Information shown —
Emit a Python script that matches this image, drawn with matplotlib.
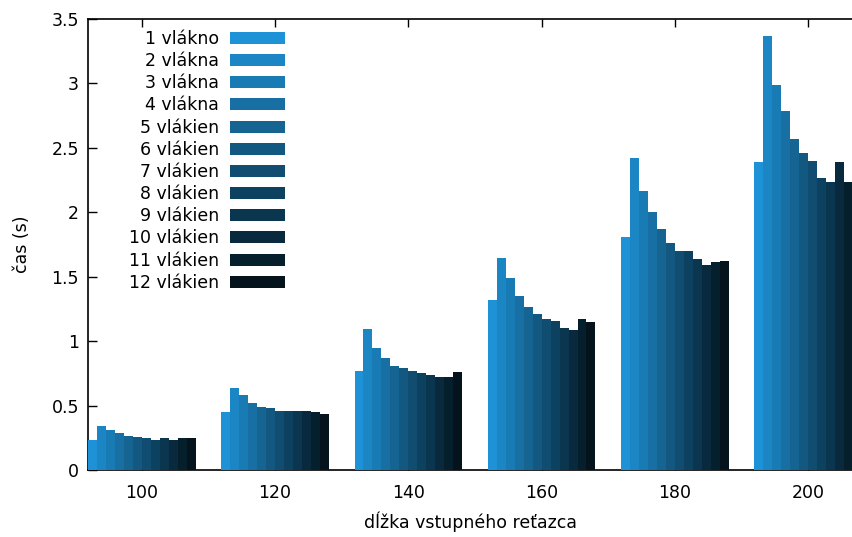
import numpy as np
import matplotlib
matplotlib.use('Agg')
import matplotlib.pyplot as plt

# input string lengths (x groups)
lengths = [100, 120, 140, 160, 180, 200]
thread_labels = ['1 vlákno', '2 vlákna', '3 vlákna', '4 vlákna',
                 '5 vlákien', '6 vlákien', '7 vlákien', '8 vlákien',
                 '9 vlákien', '10 vlákien', '11 vlákien', '12 vlákien']

# time (s) per length, one value per thread count 1..12
t100 = [0.233, 0.341, 0.308, 0.287, 0.266, 0.256, 0.246, 0.233, 0.246, 0.233, 0.246, 0.246]
t120 = [0.448, 0.634, 0.580, 0.523, 0.492, 0.479, 0.458, 0.458, 0.458, 0.458, 0.448, 0.437]
t140 = [0.771, 1.094, 0.944, 0.869, 0.807, 0.792, 0.771, 0.750, 0.740, 0.722, 0.722, 0.758]
t160 = [1.319, 1.643, 1.492, 1.353, 1.267, 1.213, 1.169, 1.159, 1.105, 1.084, 1.169, 1.149]
t180 = [1.806, 2.421, 2.160, 2.000, 1.870, 1.760, 1.700, 1.700, 1.635, 1.590, 1.612, 1.622]
t200 = [2.385, 3.368, 2.988, 2.783, 2.569, 2.460, 2.394, 2.265, 2.234, 2.385, 2.234, 2.240]

times = np.array([t100, t120, t140, t160, t180, t200])

n_groups, n_threads = times.shape
group_frac = 0.808
w = group_frac / n_threads

base = np.array([30, 146, 214]) / 255.0
shade = np.linspace(1.0, 0.13, n_threads)
colors = [tuple(base * s) for s in shade]

plt.rcParams['font.family'] = ['DejaVu Sans']
plt.rcParams['font.size'] = 12.5

fig = plt.figure(figsize=(8.53, 5.37), dpi=100)
ax = fig.add_axes([88 / 853, 1 - 470 / 537, 1 - 88 / 853, (470 - 18.7) / 537])

x = np.arange(n_groups)
start = x - group_frac / 2
for j in range(n_threads):
    ax.bar(start + j * w, times[:, j], width=w, align='edge',
           color=colors[j], linewidth=0, label=thread_labels[j], zorder=3)

ax.set_xlim(-group_frac / 2, n_groups - 1 - group_frac / 2 + (n_threads - 1) * w)
ax.set_ylim(0, 3.5)
ax.set_xticks(x)
ax.set_xticklabels([str(v) for v in lengths])
yt = np.arange(0, 3.51, 0.5)
ax.set_yticks(yt)
ax.set_yticklabels(['%g' % v for v in yt])

for s in ['left', 'top', 'bottom']:
    ax.spines[s].set_linewidth(1.2)
ax.spines['right'].set_visible(False)
ax.tick_params(axis='y', direction='in', length=6.5, width=1.0, pad=6.5, right=False)
ax.tick_params(axis='x', direction='in', length=6, width=1.0, pad=10, top=True)

ax.set_xlabel('dĺžka vstupného reťazca', labelpad=7)
ax.set_ylabel('čas (s)', labelpad=15)

leg = ax.legend(loc='upper right', bbox_to_anchor=(285 / 853, 1 - 30 / 537),
                bbox_transform=fig.transFigure, frameon=False, markerfirst=False,
                handlelength=3.17, handleheight=0.69, handletextpad=0.63,
                labelspacing=0.24, borderpad=0, borderaxespad=0)

fig.savefig('out.png', dpi=100)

What you have to do —
Copy each line exactly, and leave the pictures out of your copy.

Finished exercise —
Emit a Python script that matches this image, drawn with matplotlib.
import numpy as np
import matplotlib
matplotlib.use('Agg')
import matplotlib.pyplot as plt

# input string lengths (x groups)
lengths = [100, 120, 140, 160, 180, 200]
thread_labels = ['1 vlákno', '2 vlákna', '3 vlákna', '4 vlákna',
                 '5 vlákien', '6 vlákien', '7 vlákien', '8 vlákien',
                 '9 vlákien', '10 vlákien', '11 vlákien', '12 vlákien']

# time (s) per length, one value per thread count 1..12
t100 = [0.233, 0.341, 0.308, 0.287, 0.266, 0.256, 0.246, 0.233, 0.246, 0.233, 0.246, 0.246]
t120 = [0.448, 0.634, 0.580, 0.523, 0.492, 0.479, 0.458, 0.458, 0.458, 0.458, 0.448, 0.437]
t140 = [0.771, 1.094, 0.944, 0.869, 0.807, 0.792, 0.771, 0.750, 0.740, 0.722, 0.722, 0.758]
t160 = [1.319, 1.643, 1.492, 1.353, 1.267, 1.213, 1.169, 1.159, 1.105, 1.084, 1.169, 1.149]
t180 = [1.806, 2.421, 2.160, 2.000, 1.870, 1.760, 1.700, 1.700, 1.635, 1.590, 1.612, 1.622]
t200 = [2.385, 3.368, 2.988, 2.783, 2.569, 2.460, 2.394, 2.265, 2.234, 2.385, 2.234, 2.240]

times = np.array([t100, t120, t140, t160, t180, t200])

n_groups, n_threads = times.shape
group_frac = 0.808
w = group_frac / n_threads

base = np.array([30, 146, 214]) / 255.0
shade = np.linspace(1.0, 0.13, n_threads)
colors = [tuple(base * s) for s in shade]

plt.rcParams['font.family'] = ['DejaVu Sans']
plt.rcParams['font.size'] = 12.5

fig = plt.figure(figsize=(8.53, 5.37), dpi=100)
ax = fig.add_axes([88 / 853, 1 - 470 / 537, 1 - 88 / 853, (470 - 18.7) / 537])

x = np.arange(n_groups)
start = x - group_frac / 2
for j in range(n_threads):
    ax.bar(start + j * w, times[:, j], width=w, align='edge',
           color=colors[j], linewidth=0, label=thread_labels[j], zorder=3)

ax.set_xlim(-group_frac / 2, n_groups - 1 - group_frac / 2 + (n_threads - 1) * w)
ax.set_ylim(0, 3.5)
ax.set_xticks(x)
ax.set_xticklabels([str(v) for v in lengths])
yt = np.arange(0, 3.51, 0.5)
ax.set_yticks(yt)
ax.set_yticklabels(['%g' % v for v in yt])

for s in ['left', 'top', 'bottom']:
    ax.spines[s].set_linewidth(1.2)
ax.spines['right'].set_visible(False)
ax.tick_params(axis='y', direction='in', length=6.5, width=1.0, pad=6.5, right=False)
ax.tick_params(axis='x', direction='in', length=6, width=1.0, pad=10, top=True)

ax.set_xlabel('dĺžka vstupného reťazca', labelpad=7)
ax.set_ylabel('čas (s)', labelpad=15)

leg = ax.legend(loc='upper right', bbox_to_anchor=(285 / 853, 1 - 30 / 537),
                bbox_transform=fig.transFigure, frameon=False, markerfirst=False,
                handlelength=3.17, handleheight=0.69, handletextpad=0.63,
                labelspacing=0.24, borderpad=0, borderaxespad=0)

fig.savefig('out.png', dpi=100)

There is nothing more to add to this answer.